Ashes of the Singularity: Escalation
Ashes of the Singularity ($40 on Humble) was one of the very first DX12 games, and it remains a flagbearer for the technology to this day thanks to the extreme scalability of Oxide Games’ next-gen Nitrous engine. With hundreds of units onscreen simultaneously and some serious graphics effects in play, the Crazy preset can make graphics cards sweat. Ashes runs in both DX11 and DX12, but we only test in DX12, as it delivers the best results for both Nvidia and AMD GPUs.
GTA V
We’re going to wrap things up with a couple of older games that aren’t really visual barn-burners, but still top the Steam charts day-in and day-out. These are games that a lot of people play. First up: Grand Theft Auto V ($30 on Humble) with all options turned to Very High, all Advanced Graphics options except extended shadows enabled, and FXAA. GTA V runs on the RAGE engine and has received substantial updates since its initial launch.

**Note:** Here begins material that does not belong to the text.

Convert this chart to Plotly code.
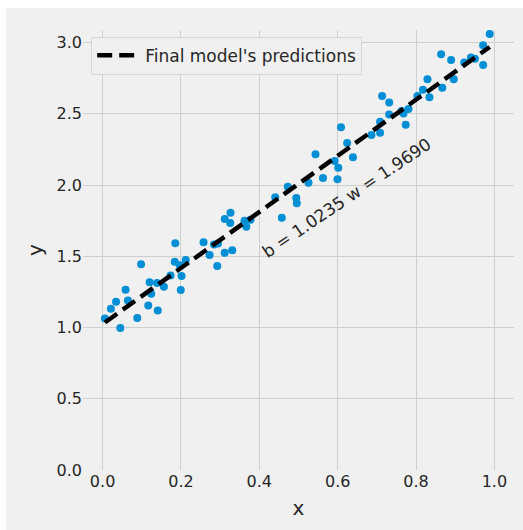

GTA V is the one game where the older GTX 1080 and GTX 1080 Ti holds a clear (albeit slight) performance advantage over their successors, highlighting that while the cards are similar, there are some noticeable architecture differences under the hood.
Rainbow Six Siege
Finally, let’s take a peek at Rainbow Six Siege ($40 on Humble), a game whose audience just keeps on growing, and one that still feels like the only truly next-gen shooter after all these years. Like Ghost Recon Wildlands, this game runs on Ubisoft’s AnvilNext 2.0 engine, but Rainbow Six Siege responds especially well to games that lean on async compute features.
Like we said in the beginning: Siege loves the RTX 2070’s improved async compute capabilities, and it really shows here.